Sand

Books like this are the reason why I try to take books out of the library first before actually buying a copy, because had I bought myself a copy of this I would've tried returning it less than a quarter of the way in.
This book is a mess, to sum up it quickly. The intrigue it promises from the summary is so mangled by poor writing that it leaves little room for patience to figure it all out. And figure it out I tried.
In the beginning we're introduced to Palm and Hap and given a general sense of the world we will find ourselves in - a world totally covered by sand. For some reason the people of this world have a term called "sand divers" who, quite literally, dive under the sand. Sounds promising enough. But this term is never fully unraveled and by the end I'm still left wondering just what exactly is it about being a sand diver that is so prestigious and why they do it in the first place, beside the fact that they can say they're a sand diver. Once this term was so vaguely established it wasn't surprising that the rest of the book continued in the same spirit. There's a lost city of Danvar located somewhere below the desert that people look for, which is what Palmer has become involved in, much to his peril. Why this city is so important I'm not sure either. You get your standard explanation that it has minerals and other resources that can be scavenged, but besides that you're left with the need to go along with the premise. And all of these things accumulate: the terror-like group that ends up attacking Shantytown, the people that are living somewhere there on the other side, even the explanation of just WHY the whole world (or at least this particular part of it - the book doesn't specify how the situation applies) is covered in sand. The world building is poor and I struggle to think of another book that did this as poorly.
Adding to this was the conundrum with the characters, the sheer number of them all fighting for a speck of the reader's attention yet all falling flat and melting into the equally-lifeless background of the unnamed desert world. The author tried to give the characters some flesh, I'll give him that, but the end result was really not good. Each had some kind of attribute that can be pinned to them - such as Vic being the angry older sister that softens up a bit at the end and vows to bring change - and that's about it. Cookie cut-outs, each of them. There was nothing that allowed for any sort of connection to form, nothing memorable or human about them that creates an appealing protagonist.

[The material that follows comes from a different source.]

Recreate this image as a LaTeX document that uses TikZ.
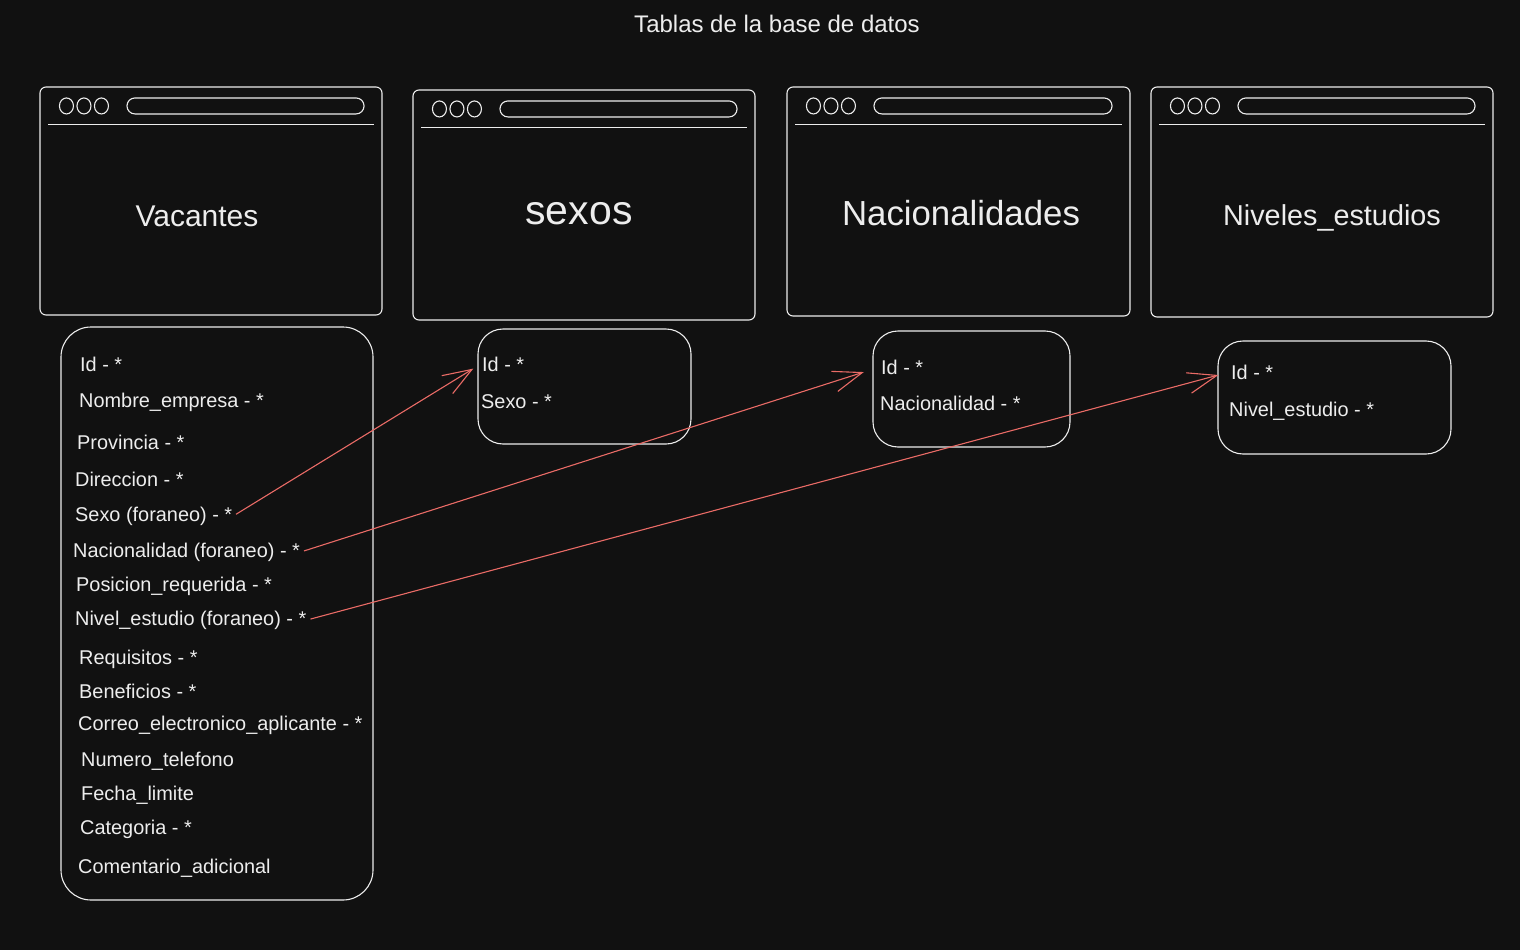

And all of this fit into the main problem: the plot. About half way through the book I had one guess as to what the plot was, but then it took a sharp turn and went in a totally different direction that wasn't much better. How was this split into five separate books? Each of the five parts in this book was so short and limited that to separate them is a disaster - it's like ripping out a tiny piece of canvas from a Monet and making someone tell you what the painting is and what the artist was trying to say/show with it. The plot is incredibly forced and dry with nothing to reinforce it.
So far this book sets the bar for disappointing reads of the year. There truly have been few books that have bored me as much as this one and did so without even having the basics, such as good characters, in place. Shame.